More than anything the implications of Warhol’s Let Us Now Praise Famous Men allow us to realise how well Warhol understood his historical relation to photography and, more importantly that, despite his apparent indifference to politics and his pathological fascination with capital, he nurtured an almost sentimental awareness of his class roots. This obviously underlines the notion of the hidden Warhol discussed at the start of this article. But it also prompts a return to the question of how such a Warhol might be relevant for contemporary practice. Put bluntly, much current art shies away from questions relating to its own historical embeddedness or historicity. Questions of class, although highly relevant for any discussion of 90s figures such as Mark Wallinger or Sarah Lucas, tend to be kept implicit rather than explicit (although Gillian Wearing’s practice, which in its continual probing of the intrusive or voyeuristic preconditions of lens-based media has a distant affinity to Warhol, might be seen as one prominent exception, not least in terms of a video-work such as Drunk, 1999, which places the sheer intractability of the socially dysfunctional centre stage).

My intention is not to make a covert appeal for a return to the post-conceptualist photo-based practices of the 80s, which frequently tended to be smugly knowing regarding questions of historical positionality. However it would be gratifying to see the development of more socially self-reflexive modes of artistic engagement.
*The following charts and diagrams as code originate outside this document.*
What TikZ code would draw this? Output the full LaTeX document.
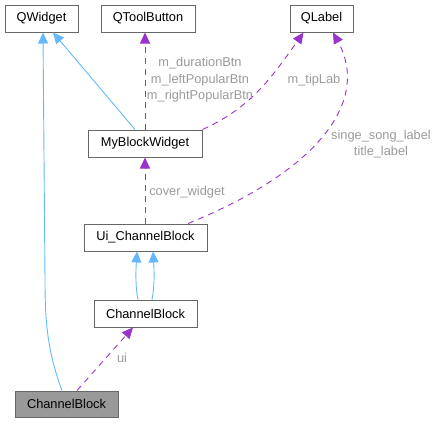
\documentclass[tikz,border=0pt]{standalone}
\usepackage{fontspec}
\setmainfont{Liberation Sans}
\usetikzlibrary{arrows.meta}
\definecolor{edgeblue}{HTML}{63B8FF}
\definecolor{edgepurple}{HTML}{9A32CD}
\definecolor{lblgray}{HTML}{9A9A9A}
\definecolor{boxborder}{HTML}{666666}
\definecolor{grayfill}{HTML}{999999}
\tikzset{
  cls/.style={draw=boxborder, line width=1pt, fill=white, inner sep=0pt, font=\fontsize{12.8}{14}\selectfont},
  inh/.style={draw=edgeblue, line width=0.9pt, -{Triangle[length=11pt,width=10pt]}},
  use/.style={draw=edgepurple, line width=0.9pt, dash pattern=on 6pt off 5pt, -{Triangle[length=11pt,width=10pt]}},
  lbl/.style={text=lblgray, font=\fontsize{12.8}{16.5}\selectfont, align=center, inner sep=0pt}
}
\begin{document}
\begin{tikzpicture}[x=1pt,y=-1pt]
\useasboundingbox (0,0) rectangle (437,423);
\node[cls, minimum width=73pt, minimum height=27pt] (qw) at (41.5,18.5) {QWidget};
\node[cls, minimum width=94pt, minimum height=27pt] (tb) at (148,18.5) {QToolButton};
\node[cls, minimum width=63pt, minimum height=27pt] (ql) at (321.5,18.5) {QLabel};
\node[cls, minimum width=114pt, minimum height=27pt] (mbw) at (145,143.5) {MyBlockWidget};
\node[cls, minimum width=123pt, minimum height=27pt] (ui) at (145.5,237.5) {Ui\_ChannelBlock};
\node[cls, minimum width=103pt, minimum height=27pt] (cb) at (145.5,313.5) {ChannelBlock};
\node[cls, fill=grayfill, minimum width=103pt, minimum height=26pt] (gray) at (66.5,404) {ChannelBlock};

% inheritance
\draw[inh] ([xshift=-4.5pt]gray.north) .. controls (47,350) and (45,320) .. (45,280) -- ([xshift=1.5pt]qw.south);
\draw[inh] ([xshift=-10pt]mbw.north) -- ([xshift=11.5pt]qw.south);
\draw[inh] ([xshift=-7.5pt]cb.north) .. controls (135,285) and (136,268) .. ([xshift=-8.5pt]ui.south);
\draw[inh] ([xshift=6.5pt]cb.north) .. controls (155,285) and (154,268) .. ([xshift=7.5pt]ui.south);

% usage
\draw[use] (mbw.north) -- ([xshift=-3pt]tb.south);
\draw[use] (mbw.north east) .. controls (250,108) and (270,80) .. ([xshift=-18pt]ql.south);
\draw[use] ([xshift=42.5pt]ui.north) .. controls (320,170) and (370,100) .. ([xshift=11.5pt]ql.south);
\draw[use] ([xshift=-0.5pt]ui.north) -- (mbw.south);
\draw[use] ([xshift=10.5pt]gray.north) -- ([xshift=-12.5pt]cb.south);

% labels
\node[lbl] (l1) at (200,80) {m\_durationBtn\\m\_leftPopularBtn\\m\_rightPopularBtn};
\node[lbl] (l2) at (314,80) {m\_tipLab};
\node[lbl] (l3) at (381,144) {singe\_song\_label\\title\_label};
\node[lbl] (l4) at (187,192) {cover\_widget};
\node[lbl] (l5) at (122,358) {ui};
\end{tikzpicture}
\end{document}
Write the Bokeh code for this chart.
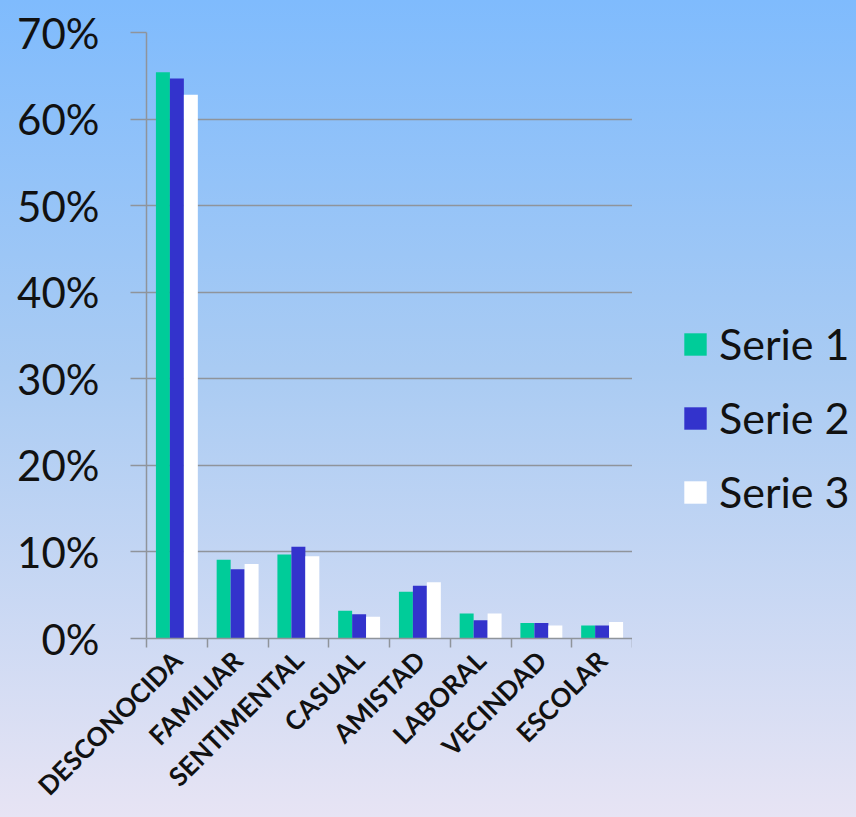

And in this respect a new reading of Warhol – who has ostensibly been a role model for artists ready and willing to capitulate to the spectacle – seems well worth positing.

1. Kirk Varnedoe, ‘Campbell’s Soup Cans, 1962’ in Heiner Bastian Andy Warhol Retrospective, Tate Publishing, 2002, p42.

2. See my recent article ‘Weegee and Warhol: Voyeurism, Shock and the Discourse on Criminality’, History of Photography, vol 25, no 4, Winter 2001, pp357-367.

3. See Allan Sekula ‘The Body and the Archive’, October, Winter 1986, pp3-64.

4. For a fuller discussion of Douglas Gordon’s self portrait see my ‘Douglas Gordon as Gavin Turk as Andy Warhol as Marcel Duchamp as Sarah Lucas’ in Twoninetwo: Essays in Visual Culture, Edinburgh Projects (Edinburgh College of Art), no 2, 2001, pp93-105.

‘Andy Warhol Retrospective’ is at Tate Modern, London from 7 February to 1 April 2002.

David Hopkins is Senior Lecturer in Art History at the University of Glasgow. His latest book is After Modern Art 1945-2000.